Play is the highest form of research. — Albert Einstein
Play-based learning is a fundamental element of our Prep program, harnessing children’s innate curiosity and desire to learn through hands-on experiences. The Prep staff facilitate a diverse range of play opportunities by carefully curating and arranging spaces and resources to stimulate and encourage learning. Within our Prep program, play is seamlessly integrated with structured activities to optimise learning outcomes, creating a dynamic and differentiated learning environment for our students.
In Prep, play also serves as a powerful means to foster the Dalton principles—students are empowered to make choices and decisions for themselves, cultivating greater independence. They learn the valuable lesson of taking responsibility for their actions and understanding the subsequent consequences, which promotes not only a sense of agency but accountability.

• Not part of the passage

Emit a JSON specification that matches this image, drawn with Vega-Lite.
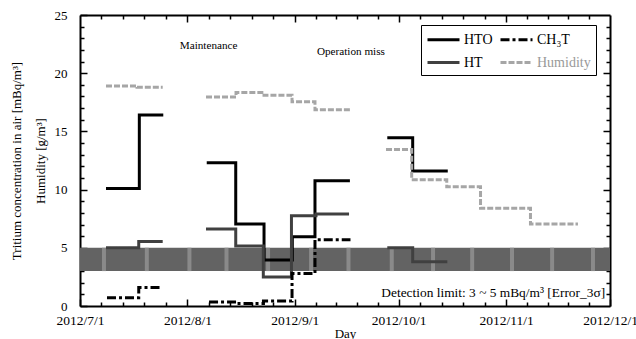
{
  "$schema": "https://vega.github.io/schema/vega-lite/v6.json",
  "width": 530,
  "height": 291,
  "autosize": {"type": "none"},
  "padding": {"left": 80, "top": 15, "right": 26, "bottom": 33},
  "config": {
    "view": {"stroke": null},
    "font": "Liberation Serif",
    "legend": {"labelFont": "Liberation Serif"},
    "axis": {"domainColor": "black", "domainWidth": 2, "tickColor": "black", "tickWidth": 1.5, "grid": false, "labelFont": "Liberation Serif", "labelColor": "black", "titleFont": "Liberation Serif", "titleColor": "black", "titleFontWeight": "normal"}
  },
  "resolve": {"axis": {"x": "independent", "y": "independent"}},
  "layer": [
    {
      "data": {"values": [{"start": "2012-07-01T00:00:00", "end": "2012-12-01T00:00:00", "low": 3, "high": 5}]},
      "mark": {"type": "rect", "fill": "#636363"},
      "encoding": {
        "x": {"field": "start", "type": "temporal",
          "scale": {"domain": [{"year": 2012, "month": 7, "date": 1}, {"year": 2012, "month": 12, "date": 1}]},
          "axis": {"orient": "bottom", "values": [{"year": 2012, "month": 7, "date": 1}, {"year": 2012, "month": 8, "date": 1}, {"year": 2012, "month": 9, "date": 1}, {"year": 2012, "month": 10, "date": 1}, {"year": 2012, "month": 11, "date": 1}, {"year": 2012, "month": 12, "date": 1}],
            "format": "%Y/%-m/%-d", "labelFontSize": 13.5, "tickSize": -7, "labelPadding": 14, "labelFlush": false, "labelOverlap": false, "labelBound": false,
            "title": "Day", "titleFontSize": 13, "titlePadding": 1}},
        "x2": {"field": "end"},
        "y": {"field": "low", "type": "quantitative", "scale": {"domain": [0, 25], "nice": false, "zero": false},
          "axis": {"orient": "left", "values": [0, 5, 10, 15, 20, 25], "tickSize": -7, "labelFontSize": 13, "labelPadding": 20,
            "title": ["Tritium concentration in air [mBq/m³]", "Humidity [g/m³]"], "titleFontSize": 13, "titleLineHeight": 24, "titlePadding": 7}},
        "y2": {"field": "high"}
      }
    },
    {
      "data": {"values": [
        {"date": "2012-07-07T22:00:00", "low": 3, "high": 5},
        {"date": "2012-07-20T07:00:00", "low": 3, "high": 5},
        {"date": "2012-08-01T14:00:00", "low": 3, "high": 5},
        {"date": "2012-08-12T07:00:00", "low": 3, "high": 5},
        {"date": "2012-08-24T07:00:00", "low": 3, "high": 5},
        {"date": "2012-09-05T17:00:00", "low": 3, "high": 5},
        {"date": "2012-09-16T12:00:00", "low": 3, "high": 5},
        {"date": "2012-09-29T00:00:00", "low": 3, "high": 5},
        {"date": "2012-10-10T22:00:00", "low": 3, "high": 5},
        {"date": "2012-10-22T05:00:00", "low": 3, "high": 5},
        {"date": "2012-11-02T17:00:00", "low": 3, "high": 5},
        {"date": "2012-11-14T07:00:00", "low": 3, "high": 5},
        {"date": "2012-11-26T02:00:00", "low": 3, "high": 5}
      ]},
      "mark": {"type": "rule", "strokeWidth": 4, "color": "#8a8a8a"},
      "encoding": {
        "x": {"field": "date", "type": "temporal",
          "axis": {"orient": "bottom", "values": [
            {"year": 2012, "month": 7, "date": 7, "hours": 4, "minutes": 48}, {"year": 2012, "month": 7, "date": 13, "hours": 9, "minutes": 36}, {"year": 2012, "month": 7, "date": 19, "hours": 14, "minutes": 24}, {"year": 2012, "month": 7, "date": 25, "hours": 19, "minutes": 12},
            {"year": 2012, "month": 8, "date": 7, "hours": 4, "minutes": 48}, {"year": 2012, "month": 8, "date": 13, "hours": 9, "minutes": 36}, {"year": 2012, "month": 8, "date": 19, "hours": 14, "minutes": 24}, {"year": 2012, "month": 8, "date": 25, "hours": 19, "minutes": 12},
            {"year": 2012, "month": 9, "date": 7}, {"year": 2012, "month": 9, "date": 13}, {"year": 2012, "month": 9, "date": 19}, {"year": 2012, "month": 9, "date": 25},
            {"year": 2012, "month": 10, "date": 7, "hours": 4, "minutes": 48}, {"year": 2012, "month": 10, "date": 13, "hours": 9, "minutes": 36}, {"year": 2012, "month": 10, "date": 19, "hours": 14, "minutes": 24}, {"year": 2012, "month": 10, "date": 25, "hours": 19, "minutes": 12},
            {"year": 2012, "month": 11, "date": 7}, {"year": 2012, "month": 11, "date": 13}, {"year": 2012, "month": 11, "date": 19}, {"year": 2012, "month": 11, "date": 25}],
            "tickSize": -4, "labels": false, "domain": false, "title": null}},
        "y": {"field": "low", "type": "quantitative",
          "axis": {"orient": "left", "values": [1,2,3,4,6,7,8,9,11,12,13,14,16,17,18,19,21,22,23,24], "tickSize": -4, "labels": false, "domain": false, "title": null}},
        "y2": {"field": "high"}
      }
    },
    {
      "data": {"values": [
        {"series": "HTO", "seg": "HTO1", "date": "2012-07-08T12:00:00", "v": 10.1},
        {"series": "HTO", "seg": "HTO1", "date": "2012-07-18T03:00:00", "v": 16.4},
        {"series": "HTO", "seg": "HTO1", "date": "2012-07-25T01:00:00", "v": 16.4},
        {"series": "HTO", "seg": "HTO2", "date": "2012-08-06T14:00:00", "v": 12.3},
        {"series": "HTO", "seg": "HTO2", "date": "2012-08-14T23:00:00", "v": 7.05},
        {"series": "HTO", "seg": "HTO2", "date": "2012-08-23T03:00:00", "v": 3.95},
        {"series": "HTO", "seg": "HTO2", "date": "2012-08-31T07:00:00", "v": 5.95},
        {"series": "HTO", "seg": "HTO2", "date": "2012-09-06T20:00:00", "v": 10.75},
        {"series": "HTO", "seg": "HTO2", "date": "2012-09-16T22:00:00", "v": 10.75},
        {"series": "HTO", "seg": "HTO3", "date": "2012-09-27T17:00:00", "v": 14.45},
        {"series": "HTO", "seg": "HTO3", "date": "2012-10-05T01:00:00", "v": 11.6},
        {"series": "HTO", "seg": "HTO3", "date": "2012-10-15T04:00:00", "v": 11.6},
        {"series": "HT", "seg": "HT1", "date": "2012-07-08T12:00:00", "v": 5.0},
        {"series": "HT", "seg": "HT1", "date": "2012-07-17T23:00:00", "v": 5.55},
        {"series": "HT", "seg": "HT1", "date": "2012-07-24T21:00:00", "v": 5.55},
        {"series": "HT", "seg": "HT2", "date": "2012-08-06T09:00:00", "v": 6.62},
        {"series": "HT", "seg": "HT2", "date": "2012-08-14T23:00:00", "v": 5.15},
        {"series": "HT", "seg": "HT2", "date": "2012-08-22T22:00:00", "v": 2.5},
        {"series": "HT", "seg": "HT2", "date": "2012-08-31T01:00:00", "v": 7.75},
        {"series": "HT", "seg": "HT2", "date": "2012-09-07T03:00:00", "v": 7.9},
        {"series": "HT", "seg": "HT2", "date": "2012-09-16T16:00:00", "v": 7.9},
        {"series": "HT", "seg": "HT3", "date": "2012-09-27T17:00:00", "v": 5.0},
        {"series": "HT", "seg": "HT3", "date": "2012-10-05T01:00:00", "v": 3.8},
        {"series": "HT", "seg": "HT3", "date": "2012-10-15T01:00:00", "v": 3.8},
        {"series": "CH₃T", "seg": "C1", "date": "2012-07-08T19:00:00", "v": 0.7},
        {"series": "CH₃T", "seg": "C1", "date": "2012-07-17T23:00:00", "v": 1.6},
        {"series": "CH₃T", "seg": "C1", "date": "2012-07-24T14:00:00", "v": 1.6},
        {"series": "CH₃T", "seg": "C2", "date": "2012-08-07T06:00:00", "v": 0.35},
        {"series": "CH₃T", "seg": "C2", "date": "2012-08-15T04:00:00", "v": 0.22},
        {"series": "CH₃T", "seg": "C2", "date": "2012-08-22T23:00:00", "v": 0.43},
        {"series": "CH₃T", "seg": "C2", "date": "2012-08-31T05:00:00", "v": 2.8},
        {"series": "CH₃T", "seg": "C2", "date": "2012-09-06T20:00:00", "v": 5.7},
        {"series": "CH₃T", "seg": "C2", "date": "2012-09-17T02:00:00", "v": 5.7},
        {"series": "Humidity", "seg": "H1", "date": "2012-07-08T12:00:00", "v": 18.9},
        {"series": "Humidity", "seg": "H1", "date": "2012-07-17T11:00:00", "v": 18.8},
        {"series": "Humidity", "seg": "H1", "date": "2012-07-24T21:00:00", "v": 18.8},
        {"series": "Humidity", "seg": "H2", "date": "2012-08-06T09:00:00", "v": 17.95},
        {"series": "Humidity", "seg": "H2", "date": "2012-08-15T01:00:00", "v": 18.35},
        {"series": "Humidity", "seg": "H2", "date": "2012-08-23T03:00:00", "v": 18.1},
        {"series": "Humidity", "seg": "H2", "date": "2012-08-31T05:00:00", "v": 17.55},
        {"series": "Humidity", "seg": "H2", "date": "2012-09-06T20:00:00", "v": 16.85},
        {"series": "Humidity", "seg": "H2", "date": "2012-09-16T22:00:00", "v": 16.85},
        {"series": "Humidity", "seg": "H3", "date": "2012-09-27T08:00:00", "v": 13.45},
        {"series": "Humidity", "seg": "H3", "date": "2012-10-04T18:00:00", "v": 10.85},
        {"series": "Humidity", "seg": "H3", "date": "2012-10-14T21:00:00", "v": 10.25},
        {"series": "Humidity", "seg": "H3", "date": "2012-10-24T15:00:00", "v": 8.4},
        {"series": "Humidity", "seg": "H3", "date": "2012-11-08T01:00:00", "v": 7.05},
        {"series": "Humidity", "seg": "H3", "date": "2012-11-21T18:00:00", "v": 7.05}
      ]},
      "mark": {"type": "line", "interpolate": "step-after", "strokeWidth": 3},
      "encoding": {
        "x": {"field": "date", "type": "temporal",
          "axis": {"orient": "top", "values": [
            {"year": 2012, "month": 7, "date": 7, "hours": 4, "minutes": 48}, {"year": 2012, "month": 7, "date": 13, "hours": 9, "minutes": 36}, {"year": 2012, "month": 7, "date": 19, "hours": 14, "minutes": 24}, {"year": 2012, "month": 7, "date": 25, "hours": 19, "minutes": 12},
            {"year": 2012, "month": 8, "date": 7, "hours": 4, "minutes": 48}, {"year": 2012, "month": 8, "date": 13, "hours": 9, "minutes": 36}, {"year": 2012, "month": 8, "date": 19, "hours": 14, "minutes": 24}, {"year": 2012, "month": 8, "date": 25, "hours": 19, "minutes": 12},
            {"year": 2012, "month": 9, "date": 7}, {"year": 2012, "month": 9, "date": 13}, {"year": 2012, "month": 9, "date": 19}, {"year": 2012, "month": 9, "date": 25},
            {"year": 2012, "month": 10, "date": 7, "hours": 4, "minutes": 48}, {"year": 2012, "month": 10, "date": 13, "hours": 9, "minutes": 36}, {"year": 2012, "month": 10, "date": 19, "hours": 14, "minutes": 24}, {"year": 2012, "month": 10, "date": 25, "hours": 19, "minutes": 12},
            {"year": 2012, "month": 11, "date": 7}, {"year": 2012, "month": 11, "date": 13}, {"year": 2012, "month": 11, "date": 19}, {"year": 2012, "month": 11, "date": 25}],
            "tickSize": -4, "labels": false, "domain": true, "title": null}},
        "y": {"field": "v", "type": "quantitative",
          "axis": {"orient": "right", "values": [1,2,3,4,6,7,8,9,11,12,13,14,16,17,18,19,21,22,23,24], "tickSize": -4, "labels": false, "domain": true, "title": null}},
        "detail": {"field": "seg"},
        "color": {"field": "series", "type": "nominal",
          "scale": {"domain": ["HTO", "CH₃T", "HT", "Humidity"], "range": ["#000000", "#000000", "#404040", "#a6a6a6"]},
          "legend": {"title": null, "orient": "none", "direction": "horizontal", "legendX": 341, "legendY": 10, "columns": 2, "strokeColor": "black", "padding": 5, "symbolType": "M-2,0H2", "symbolSize": 256, "symbolOffset": 8, "symbolStrokeWidth": 3, "labelFontSize": 14, "labelFont": "Liberation Serif", "labelOffset": 11, "columnPadding": 1, "rowPadding": 6,
            "encode": {"labels": {"update": {"fill": {"signal": "datum.label === 'Humidity' ? '#999999' : 'black'"}}}}}},
        "strokeDash": {"field": "series", "type": "nominal",
          "scale": {"domain": ["HTO", "CH₃T", "HT", "Humidity"], "range": [[1, 0], [9, 3, 3, 3], [1, 0], [6, 2]]},
          "legend": {"title": null, "orient": "none", "direction": "horizontal", "legendX": 341, "legendY": 10, "columns": 2, "strokeColor": "black", "padding": 5, "symbolType": "M-2,0H2", "symbolSize": 256, "symbolOffset": 8, "symbolStrokeWidth": 3, "labelFontSize": 14, "labelFont": "Liberation Serif", "labelOffset": 11, "columnPadding": 1, "rowPadding": 6,
            "encode": {"labels": {"update": {"fill": {"signal": "datum.label === 'Humidity' ? '#999999' : 'black'"}}}}}}
      }
    },
    {
      "data": {"values": [
        {"date": "2012-08-07T03:00:00", "v": 22.3, "label": "Maintenance"},
        {"date": "2012-09-17T05:00:00", "v": 21.8, "label": "Operation miss"}
      ]},
      "mark": {"type": "text", "fontSize": 11.2, "align": "center", "baseline": "middle", "font": "Liberation Serif", "color": "black"},
      "encoding": {
        "x": {"field": "date", "type": "temporal",
          "axis": {"orient": "top", "values": [{"year": 2012, "month": 8, "date": 1}, {"year": 2012, "month": 9, "date": 1}, {"year": 2012, "month": 10, "date": 1}, {"year": 2012, "month": 11, "date": 1}],
            "tickSize": -7, "labels": false, "domain": false, "title": null}},
        "y": {"field": "v", "type": "quantitative",
          "axis": {"orient": "right", "values": [5, 10, 15, 20], "tickSize": -7, "labels": false, "domain": false, "title": null}},
        "text": {"field": "label"}
      }
    },
    {
      "data": {"values": [
        {"date": "2012-11-29T14:00:00", "v": 1.1, "label": "Detection limit: 3 ~ 5 mBq/m³ [Error_3σ]"}
      ]},
      "mark": {"type": "text", "fontSize": 13.4, "align": "right", "baseline": "middle", "font": "Liberation Serif", "color": "black"},
      "encoding": {
        "x": {"field": "date", "type": "temporal", "axis": null},
        "y": {"field": "v", "type": "quantitative", "axis": null},
        "text": {"field": "label"}
      }
    }
  ]
}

Collaboration is an integral aspect of play. Playing together, sharing ideas, collectively working towards goals, negotiating and compromising all hone essential teamwork, communication and social skills. Play also offers great opportunities for self-discovery and reflection, encouraging our children to think critically about their experiences, adapt their strategies, and gain deeper insights into themselves, their actions and the world around them.
The adage ‘play is the work of children’ holds true, but its significance transcends early childhood. I will never forget when a Year 5 student told me that she hoped the Fiona lawn would forever remain vast and verdant. Her comments were born out of the realisation that there would be few places she could cartwheel so freely as she grew up. This serves as a powerful reminder not only of the joy that simple, unstructured play brings but also how such options for free play become more limited as children grow.
Amidst the increasing demands of the modern world, it is vital that as adults we also intentionally make both the time and space for play. By striking a balance between it and work, we not only enhance our own wellbeing and productivity but also set a positive example for our children—reinforcing that work and play are not conflicting pursuits but complementary aspects of a successful and fulfilling life.